Code that draws figures:
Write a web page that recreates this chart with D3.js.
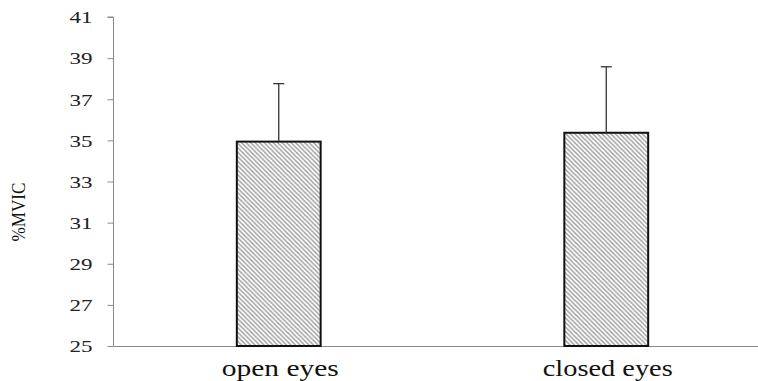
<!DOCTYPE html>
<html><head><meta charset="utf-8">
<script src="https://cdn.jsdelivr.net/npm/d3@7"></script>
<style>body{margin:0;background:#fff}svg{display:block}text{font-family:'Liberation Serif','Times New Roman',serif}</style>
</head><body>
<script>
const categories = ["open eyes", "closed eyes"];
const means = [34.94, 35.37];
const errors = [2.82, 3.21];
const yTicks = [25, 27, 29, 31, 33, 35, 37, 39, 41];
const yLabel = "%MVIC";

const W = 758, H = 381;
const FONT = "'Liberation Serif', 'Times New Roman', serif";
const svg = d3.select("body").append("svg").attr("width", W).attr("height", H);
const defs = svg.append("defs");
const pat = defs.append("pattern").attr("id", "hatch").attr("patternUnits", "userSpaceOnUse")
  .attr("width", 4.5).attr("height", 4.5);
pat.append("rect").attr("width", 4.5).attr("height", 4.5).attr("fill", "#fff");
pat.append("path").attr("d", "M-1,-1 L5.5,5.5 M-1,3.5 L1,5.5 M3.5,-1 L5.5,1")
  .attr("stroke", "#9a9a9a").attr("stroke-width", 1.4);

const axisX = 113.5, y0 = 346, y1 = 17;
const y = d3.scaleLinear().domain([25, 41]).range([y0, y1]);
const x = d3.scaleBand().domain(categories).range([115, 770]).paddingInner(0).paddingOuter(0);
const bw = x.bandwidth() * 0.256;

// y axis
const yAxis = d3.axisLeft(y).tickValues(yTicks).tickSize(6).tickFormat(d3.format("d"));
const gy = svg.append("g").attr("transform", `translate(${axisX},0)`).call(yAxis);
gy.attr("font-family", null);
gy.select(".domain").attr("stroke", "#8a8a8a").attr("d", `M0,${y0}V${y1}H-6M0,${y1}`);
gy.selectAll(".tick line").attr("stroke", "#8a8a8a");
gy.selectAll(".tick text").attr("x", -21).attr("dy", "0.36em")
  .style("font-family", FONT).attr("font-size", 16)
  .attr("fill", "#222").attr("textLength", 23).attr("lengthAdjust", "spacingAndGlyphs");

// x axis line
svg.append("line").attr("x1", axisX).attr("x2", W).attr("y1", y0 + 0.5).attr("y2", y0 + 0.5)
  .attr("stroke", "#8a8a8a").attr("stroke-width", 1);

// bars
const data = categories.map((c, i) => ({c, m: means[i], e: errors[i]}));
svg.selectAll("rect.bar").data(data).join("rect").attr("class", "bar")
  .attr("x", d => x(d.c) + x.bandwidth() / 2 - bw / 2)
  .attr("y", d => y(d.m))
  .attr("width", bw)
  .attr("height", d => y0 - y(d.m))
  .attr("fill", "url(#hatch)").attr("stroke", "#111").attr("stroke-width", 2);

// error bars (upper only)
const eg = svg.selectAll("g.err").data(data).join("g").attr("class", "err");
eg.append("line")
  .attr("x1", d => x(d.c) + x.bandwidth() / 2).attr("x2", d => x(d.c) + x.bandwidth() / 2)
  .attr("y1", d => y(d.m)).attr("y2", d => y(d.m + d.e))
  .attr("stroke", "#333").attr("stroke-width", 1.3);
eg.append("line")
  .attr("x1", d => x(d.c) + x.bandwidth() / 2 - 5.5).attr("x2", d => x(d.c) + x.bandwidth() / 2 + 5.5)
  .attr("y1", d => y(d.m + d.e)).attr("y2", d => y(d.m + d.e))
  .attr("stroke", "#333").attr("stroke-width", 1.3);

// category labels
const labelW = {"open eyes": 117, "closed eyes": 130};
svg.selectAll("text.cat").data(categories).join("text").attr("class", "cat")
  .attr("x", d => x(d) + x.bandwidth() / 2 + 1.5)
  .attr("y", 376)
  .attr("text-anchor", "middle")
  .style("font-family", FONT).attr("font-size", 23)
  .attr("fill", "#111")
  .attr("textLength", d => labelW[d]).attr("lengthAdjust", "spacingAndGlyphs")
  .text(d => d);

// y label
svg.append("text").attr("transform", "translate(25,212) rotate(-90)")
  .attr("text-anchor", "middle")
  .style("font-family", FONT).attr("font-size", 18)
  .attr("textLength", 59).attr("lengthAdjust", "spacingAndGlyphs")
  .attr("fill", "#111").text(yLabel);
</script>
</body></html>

==

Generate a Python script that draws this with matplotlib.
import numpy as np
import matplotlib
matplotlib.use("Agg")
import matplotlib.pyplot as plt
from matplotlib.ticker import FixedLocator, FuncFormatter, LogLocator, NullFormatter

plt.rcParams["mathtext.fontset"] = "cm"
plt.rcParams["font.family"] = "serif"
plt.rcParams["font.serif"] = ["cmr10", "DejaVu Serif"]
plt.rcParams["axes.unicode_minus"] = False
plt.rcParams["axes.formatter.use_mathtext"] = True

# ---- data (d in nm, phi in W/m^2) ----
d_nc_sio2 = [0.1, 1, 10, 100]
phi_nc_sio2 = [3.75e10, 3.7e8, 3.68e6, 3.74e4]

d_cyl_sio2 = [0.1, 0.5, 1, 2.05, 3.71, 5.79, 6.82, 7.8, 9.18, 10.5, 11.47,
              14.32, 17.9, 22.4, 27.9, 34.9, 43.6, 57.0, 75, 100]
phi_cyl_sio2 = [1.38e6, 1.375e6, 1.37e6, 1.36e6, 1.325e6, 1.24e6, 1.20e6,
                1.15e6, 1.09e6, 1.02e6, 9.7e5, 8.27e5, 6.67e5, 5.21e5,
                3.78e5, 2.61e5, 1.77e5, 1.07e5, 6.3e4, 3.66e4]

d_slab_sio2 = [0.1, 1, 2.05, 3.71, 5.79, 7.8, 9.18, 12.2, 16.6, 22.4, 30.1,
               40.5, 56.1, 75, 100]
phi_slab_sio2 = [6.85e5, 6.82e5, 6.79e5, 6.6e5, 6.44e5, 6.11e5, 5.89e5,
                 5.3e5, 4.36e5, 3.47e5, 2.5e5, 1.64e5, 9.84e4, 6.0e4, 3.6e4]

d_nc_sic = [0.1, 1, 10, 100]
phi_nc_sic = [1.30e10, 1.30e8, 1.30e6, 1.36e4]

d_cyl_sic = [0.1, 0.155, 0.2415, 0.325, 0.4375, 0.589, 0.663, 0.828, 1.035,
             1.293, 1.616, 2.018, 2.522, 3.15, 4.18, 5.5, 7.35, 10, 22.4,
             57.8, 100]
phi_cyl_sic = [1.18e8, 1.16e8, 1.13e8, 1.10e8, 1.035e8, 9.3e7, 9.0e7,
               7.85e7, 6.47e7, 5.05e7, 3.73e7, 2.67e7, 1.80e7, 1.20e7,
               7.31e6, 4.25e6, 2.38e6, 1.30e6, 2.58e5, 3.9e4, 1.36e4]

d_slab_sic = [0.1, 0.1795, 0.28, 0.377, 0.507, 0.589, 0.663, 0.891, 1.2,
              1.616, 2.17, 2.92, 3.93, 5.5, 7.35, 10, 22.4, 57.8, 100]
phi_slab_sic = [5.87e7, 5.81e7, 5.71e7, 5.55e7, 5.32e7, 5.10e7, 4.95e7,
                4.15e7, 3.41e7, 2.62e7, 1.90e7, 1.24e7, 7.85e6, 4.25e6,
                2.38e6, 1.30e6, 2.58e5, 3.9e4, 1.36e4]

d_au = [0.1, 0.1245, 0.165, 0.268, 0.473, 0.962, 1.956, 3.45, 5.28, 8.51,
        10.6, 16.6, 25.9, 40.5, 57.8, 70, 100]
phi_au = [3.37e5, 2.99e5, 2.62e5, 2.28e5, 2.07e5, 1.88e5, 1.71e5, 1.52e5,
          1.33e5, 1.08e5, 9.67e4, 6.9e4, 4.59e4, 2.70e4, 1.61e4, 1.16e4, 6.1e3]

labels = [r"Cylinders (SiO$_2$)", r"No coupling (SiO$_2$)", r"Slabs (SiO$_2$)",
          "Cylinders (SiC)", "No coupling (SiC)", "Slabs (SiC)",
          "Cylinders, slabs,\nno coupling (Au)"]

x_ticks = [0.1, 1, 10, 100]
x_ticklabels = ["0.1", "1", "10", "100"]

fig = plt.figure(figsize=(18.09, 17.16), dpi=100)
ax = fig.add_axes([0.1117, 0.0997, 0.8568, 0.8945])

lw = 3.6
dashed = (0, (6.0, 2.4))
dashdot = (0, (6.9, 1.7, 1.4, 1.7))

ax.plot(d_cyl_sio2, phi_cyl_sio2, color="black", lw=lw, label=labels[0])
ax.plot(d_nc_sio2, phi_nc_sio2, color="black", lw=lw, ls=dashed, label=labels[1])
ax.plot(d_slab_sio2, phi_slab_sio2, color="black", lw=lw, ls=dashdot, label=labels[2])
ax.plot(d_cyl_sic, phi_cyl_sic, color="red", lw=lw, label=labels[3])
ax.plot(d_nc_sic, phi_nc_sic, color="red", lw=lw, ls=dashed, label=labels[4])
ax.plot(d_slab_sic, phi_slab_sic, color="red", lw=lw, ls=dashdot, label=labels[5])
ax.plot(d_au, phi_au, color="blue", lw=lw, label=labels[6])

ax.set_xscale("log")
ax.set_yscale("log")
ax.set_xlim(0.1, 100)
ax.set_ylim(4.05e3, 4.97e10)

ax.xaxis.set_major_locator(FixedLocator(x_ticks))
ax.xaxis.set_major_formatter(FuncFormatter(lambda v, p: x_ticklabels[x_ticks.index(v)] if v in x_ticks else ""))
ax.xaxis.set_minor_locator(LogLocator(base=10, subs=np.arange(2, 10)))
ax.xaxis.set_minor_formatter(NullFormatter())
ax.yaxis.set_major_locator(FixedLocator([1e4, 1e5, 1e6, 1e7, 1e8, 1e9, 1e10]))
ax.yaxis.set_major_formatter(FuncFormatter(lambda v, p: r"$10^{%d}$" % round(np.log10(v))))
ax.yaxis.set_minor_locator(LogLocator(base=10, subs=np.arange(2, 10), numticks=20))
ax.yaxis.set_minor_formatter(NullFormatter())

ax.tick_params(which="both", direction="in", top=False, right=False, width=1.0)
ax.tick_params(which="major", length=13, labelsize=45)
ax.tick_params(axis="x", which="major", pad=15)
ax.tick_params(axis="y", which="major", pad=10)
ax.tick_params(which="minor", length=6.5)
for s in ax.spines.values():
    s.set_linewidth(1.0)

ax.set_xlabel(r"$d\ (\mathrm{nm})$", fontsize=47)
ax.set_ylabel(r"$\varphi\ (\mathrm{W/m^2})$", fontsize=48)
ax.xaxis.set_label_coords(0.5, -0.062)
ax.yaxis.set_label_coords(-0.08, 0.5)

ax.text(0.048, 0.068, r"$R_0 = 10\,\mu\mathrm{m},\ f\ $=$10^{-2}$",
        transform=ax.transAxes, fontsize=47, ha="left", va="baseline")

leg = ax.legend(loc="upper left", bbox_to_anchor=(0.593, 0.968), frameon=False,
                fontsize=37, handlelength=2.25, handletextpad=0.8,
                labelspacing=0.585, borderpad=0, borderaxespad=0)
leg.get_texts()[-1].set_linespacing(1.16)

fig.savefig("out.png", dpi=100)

==

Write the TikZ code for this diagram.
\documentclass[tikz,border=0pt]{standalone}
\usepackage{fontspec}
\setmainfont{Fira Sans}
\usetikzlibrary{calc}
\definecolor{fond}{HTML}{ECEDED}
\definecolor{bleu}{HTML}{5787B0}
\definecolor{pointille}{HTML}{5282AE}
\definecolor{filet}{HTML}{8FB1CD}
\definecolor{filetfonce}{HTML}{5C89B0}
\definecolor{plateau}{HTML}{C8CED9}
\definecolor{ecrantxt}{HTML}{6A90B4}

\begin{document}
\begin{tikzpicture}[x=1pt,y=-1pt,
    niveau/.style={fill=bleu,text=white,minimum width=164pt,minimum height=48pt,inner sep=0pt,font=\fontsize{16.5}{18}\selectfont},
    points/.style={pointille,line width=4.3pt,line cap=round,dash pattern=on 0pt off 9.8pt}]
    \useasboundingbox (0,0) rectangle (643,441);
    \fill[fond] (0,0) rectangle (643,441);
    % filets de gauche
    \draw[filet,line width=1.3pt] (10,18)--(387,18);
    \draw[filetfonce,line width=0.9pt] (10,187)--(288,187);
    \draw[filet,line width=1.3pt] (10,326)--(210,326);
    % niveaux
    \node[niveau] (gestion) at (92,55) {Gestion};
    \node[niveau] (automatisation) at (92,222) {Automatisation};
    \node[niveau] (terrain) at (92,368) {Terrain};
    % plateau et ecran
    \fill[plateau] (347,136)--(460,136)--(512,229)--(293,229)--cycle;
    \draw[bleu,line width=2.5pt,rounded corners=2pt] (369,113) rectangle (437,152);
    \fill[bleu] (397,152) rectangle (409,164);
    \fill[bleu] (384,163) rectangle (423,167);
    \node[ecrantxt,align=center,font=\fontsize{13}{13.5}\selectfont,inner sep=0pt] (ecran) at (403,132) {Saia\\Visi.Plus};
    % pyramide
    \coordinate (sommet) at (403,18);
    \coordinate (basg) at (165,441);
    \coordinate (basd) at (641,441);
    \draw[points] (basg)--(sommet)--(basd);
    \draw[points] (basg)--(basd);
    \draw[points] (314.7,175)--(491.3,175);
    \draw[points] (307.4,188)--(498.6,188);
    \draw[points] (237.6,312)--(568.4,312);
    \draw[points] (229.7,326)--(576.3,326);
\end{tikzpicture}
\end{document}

[Stated task]
Retype exactly, and only, the lines from the one containing "Generate a Python" through the one containing "7.31e6, 4.25e6, 2.38e6, 1.30e6, 2.58e5, 3.9e4, 1.36e4]", both included.

[Task result]
Generate a Python script that draws this with matplotlib.
import numpy as np
import matplotlib
matplotlib.use("Agg")
import matplotlib.pyplot as plt
from matplotlib.ticker import FixedLocator, FuncFormatter, LogLocator, NullFormatter

plt.rcParams["mathtext.fontset"] = "cm"
plt.rcParams["font.family"] = "serif"
plt.rcParams["font.serif"] = ["cmr10", "DejaVu Serif"]
plt.rcParams["axes.unicode_minus"] = False
plt.rcParams["axes.formatter.use_mathtext"] = True

# ---- data (d in nm, phi in W/m^2) ----
d_nc_sio2 = [0.1, 1, 10, 100]
phi_nc_sio2 = [3.75e10, 3.7e8, 3.68e6, 3.74e4]

d_cyl_sio2 = [0.1, 0.5, 1, 2.05, 3.71, 5.79, 6.82, 7.8, 9.18, 10.5, 11.47,
              14.32, 17.9, 22.4, 27.9, 34.9, 43.6, 57.0, 75, 100]
phi_cyl_sio2 = [1.38e6, 1.375e6, 1.37e6, 1.36e6, 1.325e6, 1.24e6, 1.20e6,
                1.15e6, 1.09e6, 1.02e6, 9.7e5, 8.27e5, 6.67e5, 5.21e5,
                3.78e5, 2.61e5, 1.77e5, 1.07e5, 6.3e4, 3.66e4]

d_slab_sio2 = [0.1, 1, 2.05, 3.71, 5.79, 7.8, 9.18, 12.2, 16.6, 22.4, 30.1,
               40.5, 56.1, 75, 100]
phi_slab_sio2 = [6.85e5, 6.82e5, 6.79e5, 6.6e5, 6.44e5, 6.11e5, 5.89e5,
                 5.3e5, 4.36e5, 3.47e5, 2.5e5, 1.64e5, 9.84e4, 6.0e4, 3.6e4]

d_nc_sic = [0.1, 1, 10, 100]
phi_nc_sic = [1.30e10, 1.30e8, 1.30e6, 1.36e4]

d_cyl_sic = [0.1, 0.155, 0.2415, 0.325, 0.4375, 0.589, 0.663, 0.828, 1.035,
             1.293, 1.616, 2.018, 2.522, 3.15, 4.18, 5.5, 7.35, 10, 22.4,
             57.8, 100]
phi_cyl_sic = [1.18e8, 1.16e8, 1.13e8, 1.10e8, 1.035e8, 9.3e7, 9.0e7,
               7.85e7, 6.47e7, 5.05e7, 3.73e7, 2.67e7, 1.80e7, 1.20e7,
               7.31e6, 4.25e6, 2.38e6, 1.30e6, 2.58e5, 3.9e4, 1.36e4]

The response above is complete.